(703b) Simulations of Ammonia Adsorption for the Characterization of Acid Sites in Metal-Doped Amorphous Silicates

The acidity of amorphous mesoporous silicates is directly related to the catalytic activity of these materials, and metal doping increases the acidic behavior. However, the local structure of the active sites is not well known as it is difficult to probe it experimentally. Additionally, it is not clear what drives the formation of specific acid sites for a specific metal dopant, i.e. Brønsted and/or Lewis, and their relative strength. All of this inhibits the systematic improvement of the catalytic activity of these materials. We use quantum mechanical simulations based on density functional theory to characterize the local structure of Zr-, W-, and Nb-doped amorphous silicates, for which experimental data of acidity is available.

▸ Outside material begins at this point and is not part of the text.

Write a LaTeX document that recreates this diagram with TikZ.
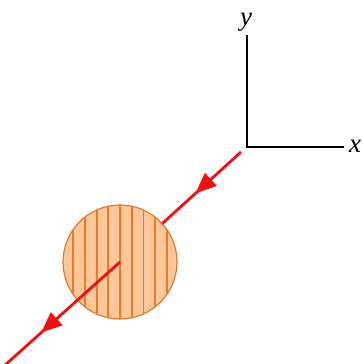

We consider a different number of hydroxyl groups directly bonded to the metal centers and of nearby silanol groups, and their effect on the Lewis and Brønsted acidity of the active site. The acidity is studied via adsorption of one or two ammonia molecules on the metal, M-OH, and Si-OH sites, respectively, to model measurements with the NH₃ temperature controlled desorption (NH₃-TCD) technique. Our calculations reproduce the experimental trends of acidity strength across metals as seen by Ramanathan (2012, 2013, 2014): Zr > W > Nb, where Zr mostly shows Lewis acidity, while Nb and W showing both Brønsted and Lewis sites. Metal atoms that are more grafted into the silica (have more M-O-Si interactions) exhibit the strongest Lewis acidity. Furthermore, silyl oxoniums stabilized by a nearby metal atom exhibit the strongest affinity for ammonia, and represent the most likely source of Brønsted acidity in these materials.